◆ Data block
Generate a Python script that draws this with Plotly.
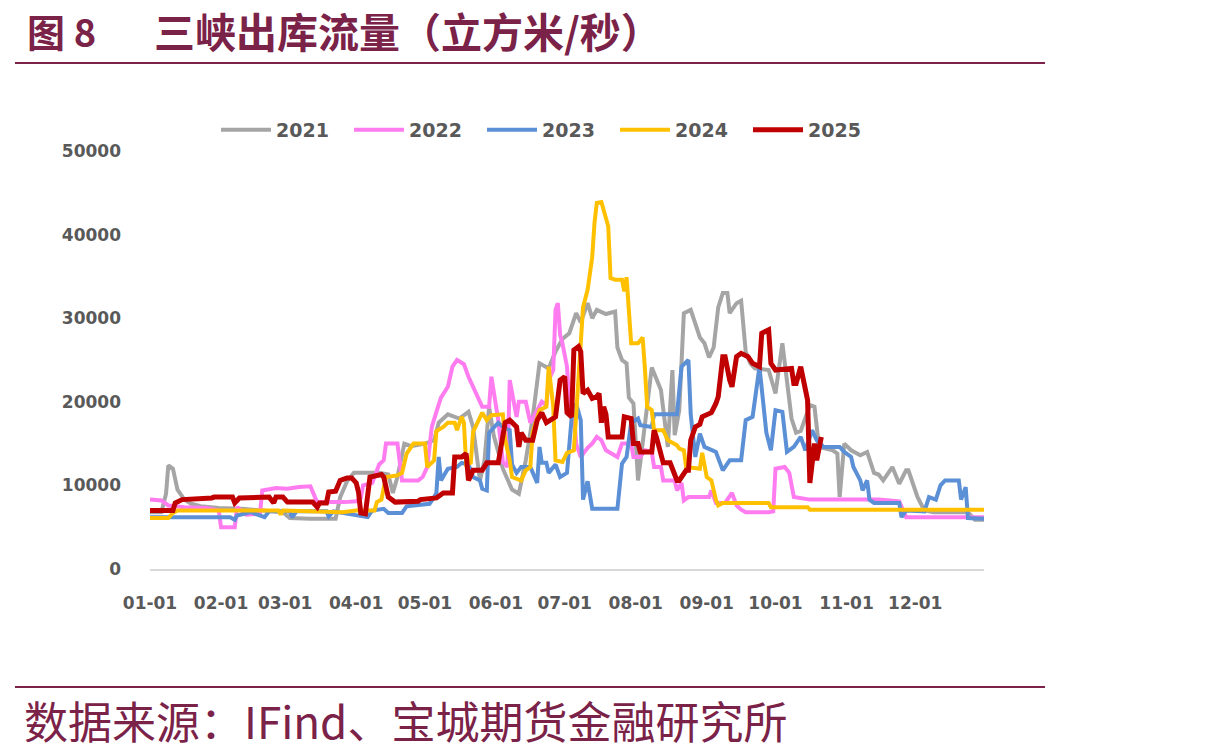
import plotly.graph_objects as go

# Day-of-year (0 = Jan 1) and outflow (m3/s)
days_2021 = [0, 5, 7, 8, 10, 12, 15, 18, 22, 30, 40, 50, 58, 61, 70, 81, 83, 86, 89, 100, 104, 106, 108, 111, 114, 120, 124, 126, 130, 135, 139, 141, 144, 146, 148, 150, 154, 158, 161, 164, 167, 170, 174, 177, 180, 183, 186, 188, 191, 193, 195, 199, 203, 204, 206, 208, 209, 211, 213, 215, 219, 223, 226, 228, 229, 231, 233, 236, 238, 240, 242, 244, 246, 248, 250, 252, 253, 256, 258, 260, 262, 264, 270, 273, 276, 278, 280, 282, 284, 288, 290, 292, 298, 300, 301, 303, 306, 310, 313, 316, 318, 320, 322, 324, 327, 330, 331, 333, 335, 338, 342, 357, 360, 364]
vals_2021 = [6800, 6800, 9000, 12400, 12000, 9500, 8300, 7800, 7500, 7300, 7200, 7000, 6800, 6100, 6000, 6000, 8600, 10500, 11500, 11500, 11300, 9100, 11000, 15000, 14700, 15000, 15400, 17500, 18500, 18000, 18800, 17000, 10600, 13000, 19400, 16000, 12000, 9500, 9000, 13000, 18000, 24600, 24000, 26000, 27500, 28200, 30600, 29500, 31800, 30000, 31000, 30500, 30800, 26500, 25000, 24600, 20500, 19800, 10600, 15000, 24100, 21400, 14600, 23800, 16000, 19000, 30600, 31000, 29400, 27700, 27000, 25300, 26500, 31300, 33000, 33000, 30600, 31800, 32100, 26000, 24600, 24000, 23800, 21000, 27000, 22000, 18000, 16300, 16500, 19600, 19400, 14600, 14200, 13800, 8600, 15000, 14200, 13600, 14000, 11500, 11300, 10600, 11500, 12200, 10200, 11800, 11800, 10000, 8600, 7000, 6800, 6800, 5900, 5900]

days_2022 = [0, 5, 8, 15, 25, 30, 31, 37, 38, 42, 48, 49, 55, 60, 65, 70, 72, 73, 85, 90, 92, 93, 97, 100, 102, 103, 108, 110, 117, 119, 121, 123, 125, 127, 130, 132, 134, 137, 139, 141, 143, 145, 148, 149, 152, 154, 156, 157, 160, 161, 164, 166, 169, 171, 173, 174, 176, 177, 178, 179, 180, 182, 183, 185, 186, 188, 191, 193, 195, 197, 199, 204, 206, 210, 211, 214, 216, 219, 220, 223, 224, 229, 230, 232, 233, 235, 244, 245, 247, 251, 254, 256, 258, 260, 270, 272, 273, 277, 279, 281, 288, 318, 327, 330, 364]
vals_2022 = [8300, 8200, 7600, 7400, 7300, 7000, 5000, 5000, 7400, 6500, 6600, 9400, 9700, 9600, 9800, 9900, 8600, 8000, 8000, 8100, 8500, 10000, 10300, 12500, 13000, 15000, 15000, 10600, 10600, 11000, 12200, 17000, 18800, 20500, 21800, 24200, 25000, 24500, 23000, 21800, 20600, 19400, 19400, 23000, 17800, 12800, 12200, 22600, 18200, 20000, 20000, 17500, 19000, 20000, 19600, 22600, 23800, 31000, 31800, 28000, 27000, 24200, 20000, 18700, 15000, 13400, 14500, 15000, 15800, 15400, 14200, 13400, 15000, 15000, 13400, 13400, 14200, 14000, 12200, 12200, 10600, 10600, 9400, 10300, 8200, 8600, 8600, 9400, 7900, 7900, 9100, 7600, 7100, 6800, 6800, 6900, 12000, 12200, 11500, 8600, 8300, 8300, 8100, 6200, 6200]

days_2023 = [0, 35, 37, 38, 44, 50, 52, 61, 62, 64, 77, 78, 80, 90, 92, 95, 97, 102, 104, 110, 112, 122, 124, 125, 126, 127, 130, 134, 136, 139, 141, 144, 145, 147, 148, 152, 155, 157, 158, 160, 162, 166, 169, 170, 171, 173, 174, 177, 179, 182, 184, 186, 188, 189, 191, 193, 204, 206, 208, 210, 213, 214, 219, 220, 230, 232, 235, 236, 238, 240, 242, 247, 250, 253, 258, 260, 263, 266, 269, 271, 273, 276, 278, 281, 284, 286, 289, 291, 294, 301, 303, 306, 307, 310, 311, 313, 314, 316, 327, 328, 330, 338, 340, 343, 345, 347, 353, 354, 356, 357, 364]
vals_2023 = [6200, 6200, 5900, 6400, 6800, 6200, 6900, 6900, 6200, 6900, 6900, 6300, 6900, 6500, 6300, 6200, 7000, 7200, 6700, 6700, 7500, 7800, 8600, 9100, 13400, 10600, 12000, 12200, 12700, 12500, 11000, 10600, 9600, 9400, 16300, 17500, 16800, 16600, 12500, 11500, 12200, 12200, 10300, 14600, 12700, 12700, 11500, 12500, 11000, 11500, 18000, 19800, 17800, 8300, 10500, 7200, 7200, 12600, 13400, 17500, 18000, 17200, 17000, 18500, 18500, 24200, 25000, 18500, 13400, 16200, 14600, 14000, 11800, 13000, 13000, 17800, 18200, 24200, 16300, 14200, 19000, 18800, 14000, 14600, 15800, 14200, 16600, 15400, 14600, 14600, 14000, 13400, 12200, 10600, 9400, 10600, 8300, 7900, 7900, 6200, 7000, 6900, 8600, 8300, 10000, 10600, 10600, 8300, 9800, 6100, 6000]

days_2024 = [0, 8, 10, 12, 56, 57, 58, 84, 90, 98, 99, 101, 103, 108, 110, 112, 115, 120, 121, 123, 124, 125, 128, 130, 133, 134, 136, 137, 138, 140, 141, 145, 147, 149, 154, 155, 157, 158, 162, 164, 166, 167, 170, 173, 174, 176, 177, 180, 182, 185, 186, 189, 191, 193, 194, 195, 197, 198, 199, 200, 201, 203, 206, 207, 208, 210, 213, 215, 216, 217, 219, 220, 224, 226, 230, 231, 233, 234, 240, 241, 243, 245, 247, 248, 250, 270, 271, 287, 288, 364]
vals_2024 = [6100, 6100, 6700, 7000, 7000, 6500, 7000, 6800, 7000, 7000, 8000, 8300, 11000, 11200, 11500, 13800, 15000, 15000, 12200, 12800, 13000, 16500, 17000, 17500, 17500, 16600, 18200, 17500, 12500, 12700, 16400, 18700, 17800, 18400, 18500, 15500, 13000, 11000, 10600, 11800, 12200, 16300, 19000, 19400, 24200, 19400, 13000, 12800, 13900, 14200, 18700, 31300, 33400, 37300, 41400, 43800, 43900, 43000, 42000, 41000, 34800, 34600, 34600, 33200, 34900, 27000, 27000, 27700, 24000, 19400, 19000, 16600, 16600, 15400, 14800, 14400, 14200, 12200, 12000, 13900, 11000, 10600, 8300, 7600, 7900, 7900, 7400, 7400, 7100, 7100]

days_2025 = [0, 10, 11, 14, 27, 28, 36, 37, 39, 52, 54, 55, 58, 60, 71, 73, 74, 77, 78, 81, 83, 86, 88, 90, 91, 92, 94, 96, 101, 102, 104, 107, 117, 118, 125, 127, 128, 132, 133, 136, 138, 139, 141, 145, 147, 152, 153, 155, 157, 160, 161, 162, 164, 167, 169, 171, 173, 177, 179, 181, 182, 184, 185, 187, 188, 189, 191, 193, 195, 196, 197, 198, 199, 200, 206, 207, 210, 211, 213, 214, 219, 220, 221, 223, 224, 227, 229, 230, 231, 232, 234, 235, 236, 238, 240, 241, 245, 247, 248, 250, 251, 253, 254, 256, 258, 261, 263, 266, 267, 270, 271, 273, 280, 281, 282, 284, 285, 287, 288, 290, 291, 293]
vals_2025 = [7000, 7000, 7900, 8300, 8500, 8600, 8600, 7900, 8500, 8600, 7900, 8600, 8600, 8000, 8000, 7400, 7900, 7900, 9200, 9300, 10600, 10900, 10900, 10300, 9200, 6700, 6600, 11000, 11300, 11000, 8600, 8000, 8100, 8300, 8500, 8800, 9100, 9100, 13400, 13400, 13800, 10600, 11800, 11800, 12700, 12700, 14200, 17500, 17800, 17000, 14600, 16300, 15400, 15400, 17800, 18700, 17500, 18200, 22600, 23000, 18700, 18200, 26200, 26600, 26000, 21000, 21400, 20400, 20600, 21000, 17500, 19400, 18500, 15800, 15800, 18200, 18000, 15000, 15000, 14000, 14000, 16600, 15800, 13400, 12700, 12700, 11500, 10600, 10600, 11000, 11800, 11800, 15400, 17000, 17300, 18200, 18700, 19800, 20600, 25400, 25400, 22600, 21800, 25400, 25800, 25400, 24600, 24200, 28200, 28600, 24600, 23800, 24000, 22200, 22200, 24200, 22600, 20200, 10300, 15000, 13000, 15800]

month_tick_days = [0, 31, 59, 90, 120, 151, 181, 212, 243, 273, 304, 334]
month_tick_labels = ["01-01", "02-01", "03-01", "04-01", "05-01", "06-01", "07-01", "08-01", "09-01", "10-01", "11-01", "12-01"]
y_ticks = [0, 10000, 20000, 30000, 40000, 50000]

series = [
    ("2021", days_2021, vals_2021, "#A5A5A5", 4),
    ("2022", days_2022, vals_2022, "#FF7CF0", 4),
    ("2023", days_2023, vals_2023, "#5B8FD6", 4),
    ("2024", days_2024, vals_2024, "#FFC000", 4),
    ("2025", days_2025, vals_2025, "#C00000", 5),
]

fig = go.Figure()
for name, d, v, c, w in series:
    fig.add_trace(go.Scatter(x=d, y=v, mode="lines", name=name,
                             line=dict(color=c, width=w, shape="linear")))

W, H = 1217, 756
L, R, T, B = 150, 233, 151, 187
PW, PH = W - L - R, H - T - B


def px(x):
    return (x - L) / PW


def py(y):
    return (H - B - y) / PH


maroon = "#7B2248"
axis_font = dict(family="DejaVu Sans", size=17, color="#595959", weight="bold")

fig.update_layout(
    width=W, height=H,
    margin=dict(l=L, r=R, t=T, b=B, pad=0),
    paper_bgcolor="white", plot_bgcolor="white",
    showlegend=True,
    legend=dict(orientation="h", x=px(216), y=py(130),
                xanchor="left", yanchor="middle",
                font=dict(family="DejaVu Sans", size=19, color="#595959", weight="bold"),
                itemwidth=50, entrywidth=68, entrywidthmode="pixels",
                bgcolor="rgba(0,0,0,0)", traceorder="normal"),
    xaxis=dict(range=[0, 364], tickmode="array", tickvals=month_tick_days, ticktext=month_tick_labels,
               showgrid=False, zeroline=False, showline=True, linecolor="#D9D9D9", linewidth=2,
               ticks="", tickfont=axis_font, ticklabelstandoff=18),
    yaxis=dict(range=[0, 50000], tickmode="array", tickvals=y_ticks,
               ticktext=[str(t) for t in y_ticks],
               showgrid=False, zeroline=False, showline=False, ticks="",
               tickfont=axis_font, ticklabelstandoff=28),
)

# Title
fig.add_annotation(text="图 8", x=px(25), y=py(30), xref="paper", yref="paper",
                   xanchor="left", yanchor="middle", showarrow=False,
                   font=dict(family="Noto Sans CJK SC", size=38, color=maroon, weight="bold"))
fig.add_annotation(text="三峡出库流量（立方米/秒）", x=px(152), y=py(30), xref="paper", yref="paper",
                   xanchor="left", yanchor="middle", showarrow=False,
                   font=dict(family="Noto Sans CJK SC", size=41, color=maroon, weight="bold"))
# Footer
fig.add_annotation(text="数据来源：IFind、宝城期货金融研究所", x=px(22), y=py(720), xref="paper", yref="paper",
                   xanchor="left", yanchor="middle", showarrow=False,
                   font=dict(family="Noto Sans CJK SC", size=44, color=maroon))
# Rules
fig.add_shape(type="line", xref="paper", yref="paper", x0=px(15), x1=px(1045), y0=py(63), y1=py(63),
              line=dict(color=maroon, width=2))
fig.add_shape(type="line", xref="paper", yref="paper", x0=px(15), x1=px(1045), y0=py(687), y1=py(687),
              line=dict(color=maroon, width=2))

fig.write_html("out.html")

◆ Objective
From the first line of the listing above, repeat every line through the one holding "6800, 5900, 5900]". Both ends count, and pictures stay out.

◆ Solved exercise
Generate a Python script that draws this with Plotly.
import plotly.graph_objects as go

# Day-of-year (0 = Jan 1) and outflow (m3/s)
days_2021 = [0, 5, 7, 8, 10, 12, 15, 18, 22, 30, 40, 50, 58, 61, 70, 81, 83, 86, 89, 100, 104, 106, 108, 111, 114, 120, 124, 126, 130, 135, 139, 141, 144, 146, 148, 150, 154, 158, 161, 164, 167, 170, 174, 177, 180, 183, 186, 188, 191, 193, 195, 199, 203, 204, 206, 208, 209, 211, 213, 215, 219, 223, 226, 228, 229, 231, 233, 236, 238, 240, 242, 244, 246, 248, 250, 252, 253, 256, 258, 260, 262, 264, 270, 273, 276, 278, 280, 282, 284, 288, 290, 292, 298, 300, 301, 303, 306, 310, 313, 316, 318, 320, 322, 324, 327, 330, 331, 333, 335, 338, 342, 357, 360, 364]
vals_2021 = [6800, 6800, 9000, 12400, 12000, 9500, 8300, 7800, 7500, 7300, 7200, 7000, 6800, 6100, 6000, 6000, 8600, 10500, 11500, 11500, 11300, 9100, 11000, 15000, 14700, 15000, 15400, 17500, 18500, 18000, 18800, 17000, 10600, 13000, 19400, 16000, 12000, 9500, 9000, 13000, 18000, 24600, 24000, 26000, 27500, 28200, 30600, 29500, 31800, 30000, 31000, 30500, 30800, 26500, 25000, 24600, 20500, 19800, 10600, 15000, 24100, 21400, 14600, 23800, 16000, 19000, 30600, 31000, 29400, 27700, 27000, 25300, 26500, 31300, 33000, 33000, 30600, 31800, 32100, 26000, 24600, 24000, 23800, 21000, 27000, 22000, 18000, 16300, 16500, 19600, 19400, 14600, 14200, 13800, 8600, 15000, 14200, 13600, 14000, 11500, 11300, 10600, 11500, 12200, 10200, 11800, 11800, 10000, 8600, 7000, 6800, 6800, 5900, 5900]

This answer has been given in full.